§ GOAL OF THE EXERCISE: Reproduce the listing below exactly. Pictures do not belong in the copy.

========================

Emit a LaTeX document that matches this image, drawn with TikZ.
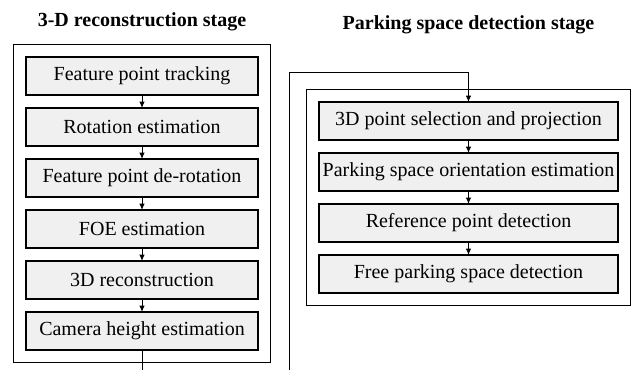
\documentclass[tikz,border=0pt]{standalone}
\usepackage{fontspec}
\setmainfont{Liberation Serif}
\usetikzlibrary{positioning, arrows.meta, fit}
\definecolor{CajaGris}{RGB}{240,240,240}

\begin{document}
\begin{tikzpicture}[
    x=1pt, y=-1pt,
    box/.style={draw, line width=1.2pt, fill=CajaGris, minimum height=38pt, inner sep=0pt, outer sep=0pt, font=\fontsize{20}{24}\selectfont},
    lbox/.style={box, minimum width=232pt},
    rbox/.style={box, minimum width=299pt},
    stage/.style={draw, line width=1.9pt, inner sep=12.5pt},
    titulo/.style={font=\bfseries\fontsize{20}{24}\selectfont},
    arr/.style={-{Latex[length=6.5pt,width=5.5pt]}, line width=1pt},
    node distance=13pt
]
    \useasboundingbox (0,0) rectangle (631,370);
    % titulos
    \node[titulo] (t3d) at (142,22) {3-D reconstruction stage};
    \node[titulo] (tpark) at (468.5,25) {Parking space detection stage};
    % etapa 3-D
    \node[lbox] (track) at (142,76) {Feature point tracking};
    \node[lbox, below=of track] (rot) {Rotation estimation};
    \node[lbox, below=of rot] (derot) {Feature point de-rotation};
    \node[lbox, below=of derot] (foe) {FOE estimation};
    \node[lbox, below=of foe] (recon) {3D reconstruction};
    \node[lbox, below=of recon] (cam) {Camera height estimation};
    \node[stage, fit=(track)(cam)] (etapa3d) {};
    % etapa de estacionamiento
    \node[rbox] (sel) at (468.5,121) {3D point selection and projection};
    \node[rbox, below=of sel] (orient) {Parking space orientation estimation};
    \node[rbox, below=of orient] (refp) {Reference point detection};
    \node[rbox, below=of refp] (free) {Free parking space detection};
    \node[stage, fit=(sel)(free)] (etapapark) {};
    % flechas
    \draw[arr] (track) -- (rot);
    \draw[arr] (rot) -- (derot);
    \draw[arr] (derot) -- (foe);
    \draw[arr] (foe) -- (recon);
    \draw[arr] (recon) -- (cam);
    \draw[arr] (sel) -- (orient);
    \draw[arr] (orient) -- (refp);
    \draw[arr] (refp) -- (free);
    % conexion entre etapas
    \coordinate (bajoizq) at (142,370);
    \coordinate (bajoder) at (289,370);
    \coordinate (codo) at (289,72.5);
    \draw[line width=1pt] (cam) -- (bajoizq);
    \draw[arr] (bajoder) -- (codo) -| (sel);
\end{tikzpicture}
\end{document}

========================

§ COMPLETE RESPONSE:
Emit a LaTeX document that matches this image, drawn with TikZ.
\documentclass[tikz,border=0pt]{standalone}
\usepackage{fontspec}
\setmainfont{Liberation Serif}
\usetikzlibrary{positioning, arrows.meta, fit}
\definecolor{CajaGris}{RGB}{240,240,240}

\begin{document}
\begin{tikzpicture}[
    x=1pt, y=-1pt,
    box/.style={draw, line width=1.2pt, fill=CajaGris, minimum height=38pt, inner sep=0pt, outer sep=0pt, font=\fontsize{20}{24}\selectfont},
    lbox/.style={box, minimum width=232pt},
    rbox/.style={box, minimum width=299pt},
    stage/.style={draw, line width=1.9pt, inner sep=12.5pt},
    titulo/.style={font=\bfseries\fontsize{20}{24}\selectfont},
    arr/.style={-{Latex[length=6.5pt,width=5.5pt]}, line width=1pt},
    node distance=13pt
]
    \useasboundingbox (0,0) rectangle (631,370);
    % titulos
    \node[titulo] (t3d) at (142,22) {3-D reconstruction stage};
    \node[titulo] (tpark) at (468.5,25) {Parking space detection stage};
    % etapa 3-D
    \node[lbox] (track) at (142,76) {Feature point tracking};
    \node[lbox, below=of track] (rot) {Rotation estimation};
    \node[lbox, below=of rot] (derot) {Feature point de-rotation};
    \node[lbox, below=of derot] (foe) {FOE estimation};
    \node[lbox, below=of foe] (recon) {3D reconstruction};
    \node[lbox, below=of recon] (cam) {Camera height estimation};
    \node[stage, fit=(track)(cam)] (etapa3d) {};
    % etapa de estacionamiento
    \node[rbox] (sel) at (468.5,121) {3D point selection and projection};
    \node[rbox, below=of sel] (orient) {Parking space orientation estimation};
    \node[rbox, below=of orient] (refp) {Reference point detection};
    \node[rbox, below=of refp] (free) {Free parking space detection};
    \node[stage, fit=(sel)(free)] (etapapark) {};
    % flechas
    \draw[arr] (track) -- (rot);
    \draw[arr] (rot) -- (derot);
    \draw[arr] (derot) -- (foe);
    \draw[arr] (foe) -- (recon);
    \draw[arr] (recon) -- (cam);
    \draw[arr] (sel) -- (orient);
    \draw[arr] (orient) -- (refp);
    \draw[arr] (refp) -- (free);
    % conexion entre etapas
    \coordinate (bajoizq) at (142,370);
    \coordinate (bajoder) at (289,370);
    \coordinate (codo) at (289,72.5);
    \draw[line width=1pt] (cam) -- (bajoizq);
    \draw[arr] (bajoder) -- (codo) -| (sel);
\end{tikzpicture}
\end{document}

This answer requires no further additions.